▶ **Exercise brief**: Copy exactly the lines of the material below that run from the one containing "Emit a LaTeX" through the one containing "(0,0) rectangle (9.94,-10);". Copy no other lines.

▶ **Supplied records**:
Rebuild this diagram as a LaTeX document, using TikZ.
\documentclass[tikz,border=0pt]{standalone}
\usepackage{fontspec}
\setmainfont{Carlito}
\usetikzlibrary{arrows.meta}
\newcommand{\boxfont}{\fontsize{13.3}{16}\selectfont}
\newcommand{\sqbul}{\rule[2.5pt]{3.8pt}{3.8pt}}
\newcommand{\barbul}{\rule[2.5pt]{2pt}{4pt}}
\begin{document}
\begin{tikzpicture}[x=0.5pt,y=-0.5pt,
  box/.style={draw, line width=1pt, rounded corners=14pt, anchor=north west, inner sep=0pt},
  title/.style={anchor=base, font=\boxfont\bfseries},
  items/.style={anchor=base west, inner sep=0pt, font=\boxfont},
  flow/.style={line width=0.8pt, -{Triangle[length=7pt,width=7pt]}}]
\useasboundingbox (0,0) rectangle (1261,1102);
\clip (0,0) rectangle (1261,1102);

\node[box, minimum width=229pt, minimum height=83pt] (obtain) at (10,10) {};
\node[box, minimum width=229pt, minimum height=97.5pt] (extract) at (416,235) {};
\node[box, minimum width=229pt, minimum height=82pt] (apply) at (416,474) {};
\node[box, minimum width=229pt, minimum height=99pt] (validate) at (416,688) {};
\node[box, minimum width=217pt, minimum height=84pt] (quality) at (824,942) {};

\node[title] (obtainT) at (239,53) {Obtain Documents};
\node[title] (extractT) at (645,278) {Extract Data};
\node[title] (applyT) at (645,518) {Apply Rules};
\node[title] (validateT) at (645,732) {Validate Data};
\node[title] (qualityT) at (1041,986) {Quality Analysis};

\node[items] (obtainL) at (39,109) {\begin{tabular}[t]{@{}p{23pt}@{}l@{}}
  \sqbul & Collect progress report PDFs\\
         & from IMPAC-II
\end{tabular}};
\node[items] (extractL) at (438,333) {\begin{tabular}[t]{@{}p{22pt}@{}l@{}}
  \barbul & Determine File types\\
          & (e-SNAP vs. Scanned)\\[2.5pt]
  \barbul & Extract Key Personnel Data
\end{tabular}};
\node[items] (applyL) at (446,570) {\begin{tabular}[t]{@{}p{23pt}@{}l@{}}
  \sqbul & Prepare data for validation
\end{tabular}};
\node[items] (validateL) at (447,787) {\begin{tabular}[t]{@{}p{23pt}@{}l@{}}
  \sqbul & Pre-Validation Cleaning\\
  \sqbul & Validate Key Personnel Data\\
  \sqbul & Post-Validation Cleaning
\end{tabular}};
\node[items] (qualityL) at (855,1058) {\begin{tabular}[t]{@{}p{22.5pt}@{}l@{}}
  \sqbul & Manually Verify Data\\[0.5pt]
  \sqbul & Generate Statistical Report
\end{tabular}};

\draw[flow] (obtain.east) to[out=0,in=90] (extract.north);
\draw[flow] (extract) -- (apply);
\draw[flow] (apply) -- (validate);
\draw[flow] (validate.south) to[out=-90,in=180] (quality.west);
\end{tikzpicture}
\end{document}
* * *
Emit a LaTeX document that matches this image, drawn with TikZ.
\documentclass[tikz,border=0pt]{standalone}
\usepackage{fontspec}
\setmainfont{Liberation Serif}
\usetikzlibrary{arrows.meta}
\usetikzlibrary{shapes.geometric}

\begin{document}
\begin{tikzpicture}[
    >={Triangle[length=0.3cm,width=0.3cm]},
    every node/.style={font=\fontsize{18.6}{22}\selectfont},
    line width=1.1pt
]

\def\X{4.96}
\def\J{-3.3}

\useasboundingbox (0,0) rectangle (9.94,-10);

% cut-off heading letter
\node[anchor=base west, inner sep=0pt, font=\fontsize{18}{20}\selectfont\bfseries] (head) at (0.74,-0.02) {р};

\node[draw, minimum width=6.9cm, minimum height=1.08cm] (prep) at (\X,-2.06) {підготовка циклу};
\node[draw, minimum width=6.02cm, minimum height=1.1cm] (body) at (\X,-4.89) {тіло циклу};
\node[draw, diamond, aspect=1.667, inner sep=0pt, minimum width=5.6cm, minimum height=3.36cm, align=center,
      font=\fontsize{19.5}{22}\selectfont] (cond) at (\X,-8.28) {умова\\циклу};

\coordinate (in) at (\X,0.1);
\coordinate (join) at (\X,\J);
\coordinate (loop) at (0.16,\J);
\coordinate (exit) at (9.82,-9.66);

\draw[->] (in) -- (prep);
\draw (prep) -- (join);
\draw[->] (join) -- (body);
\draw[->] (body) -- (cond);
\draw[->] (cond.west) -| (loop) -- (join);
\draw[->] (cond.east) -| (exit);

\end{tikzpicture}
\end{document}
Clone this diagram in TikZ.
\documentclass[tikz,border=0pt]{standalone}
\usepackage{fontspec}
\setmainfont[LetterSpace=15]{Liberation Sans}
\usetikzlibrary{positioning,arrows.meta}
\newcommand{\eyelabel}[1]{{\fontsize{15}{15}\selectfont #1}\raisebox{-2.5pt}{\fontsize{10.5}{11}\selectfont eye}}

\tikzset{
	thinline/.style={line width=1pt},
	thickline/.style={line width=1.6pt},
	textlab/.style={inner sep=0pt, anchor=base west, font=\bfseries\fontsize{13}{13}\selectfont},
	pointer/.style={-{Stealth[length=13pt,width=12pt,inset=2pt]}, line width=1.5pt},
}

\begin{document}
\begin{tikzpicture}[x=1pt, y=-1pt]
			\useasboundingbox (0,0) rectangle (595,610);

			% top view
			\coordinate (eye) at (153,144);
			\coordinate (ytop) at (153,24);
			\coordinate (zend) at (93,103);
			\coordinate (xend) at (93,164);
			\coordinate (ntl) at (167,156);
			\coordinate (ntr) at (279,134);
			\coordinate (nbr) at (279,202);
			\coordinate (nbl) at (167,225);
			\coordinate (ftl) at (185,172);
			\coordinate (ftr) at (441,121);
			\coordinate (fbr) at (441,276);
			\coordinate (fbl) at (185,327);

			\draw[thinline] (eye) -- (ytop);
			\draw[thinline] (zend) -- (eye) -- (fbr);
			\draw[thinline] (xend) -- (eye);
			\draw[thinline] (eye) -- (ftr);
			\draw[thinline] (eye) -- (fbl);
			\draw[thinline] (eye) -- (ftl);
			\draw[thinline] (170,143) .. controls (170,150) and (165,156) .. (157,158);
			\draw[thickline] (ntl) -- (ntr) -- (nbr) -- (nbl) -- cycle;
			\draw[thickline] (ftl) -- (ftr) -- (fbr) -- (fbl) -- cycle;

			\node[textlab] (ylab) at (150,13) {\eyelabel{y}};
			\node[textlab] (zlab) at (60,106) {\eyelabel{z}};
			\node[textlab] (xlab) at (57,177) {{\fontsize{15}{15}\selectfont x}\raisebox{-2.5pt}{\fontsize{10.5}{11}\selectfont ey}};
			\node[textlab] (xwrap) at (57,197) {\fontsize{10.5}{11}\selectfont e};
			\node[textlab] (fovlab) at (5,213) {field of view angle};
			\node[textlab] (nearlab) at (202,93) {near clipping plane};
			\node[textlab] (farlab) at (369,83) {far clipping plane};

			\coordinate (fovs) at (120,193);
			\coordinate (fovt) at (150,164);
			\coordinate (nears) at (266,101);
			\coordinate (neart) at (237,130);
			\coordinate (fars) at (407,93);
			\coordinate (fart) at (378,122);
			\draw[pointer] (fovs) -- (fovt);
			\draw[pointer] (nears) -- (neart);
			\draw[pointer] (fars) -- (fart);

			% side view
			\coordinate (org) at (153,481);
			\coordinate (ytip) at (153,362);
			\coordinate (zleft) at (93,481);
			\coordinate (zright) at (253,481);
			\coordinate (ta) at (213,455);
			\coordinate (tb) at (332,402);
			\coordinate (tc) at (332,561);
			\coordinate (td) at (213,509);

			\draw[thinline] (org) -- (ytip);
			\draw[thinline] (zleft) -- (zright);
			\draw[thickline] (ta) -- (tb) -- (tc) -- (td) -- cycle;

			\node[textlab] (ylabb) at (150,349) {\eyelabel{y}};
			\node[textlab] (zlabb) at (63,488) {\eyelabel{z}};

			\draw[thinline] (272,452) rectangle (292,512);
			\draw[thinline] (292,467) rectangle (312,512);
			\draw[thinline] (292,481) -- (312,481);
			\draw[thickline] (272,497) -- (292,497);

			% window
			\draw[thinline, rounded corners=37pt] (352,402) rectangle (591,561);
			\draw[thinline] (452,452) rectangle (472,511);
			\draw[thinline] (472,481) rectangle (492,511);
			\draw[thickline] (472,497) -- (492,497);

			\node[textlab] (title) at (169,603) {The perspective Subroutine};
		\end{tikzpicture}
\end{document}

▶ **Output**:
Emit a LaTeX document that matches this image, drawn with TikZ.
\documentclass[tikz,border=0pt]{standalone}
\usepackage{fontspec}
\setmainfont{Liberation Serif}
\usetikzlibrary{arrows.meta}
\usetikzlibrary{shapes.geometric}

\begin{document}
\begin{tikzpicture}[
    >={Triangle[length=0.3cm,width=0.3cm]},
    every node/.style={font=\fontsize{18.6}{22}\selectfont},
    line width=1.1pt
]

\def\X{4.96}
\def\J{-3.3}

\useasboundingbox (0,0) rectangle (9.94,-10);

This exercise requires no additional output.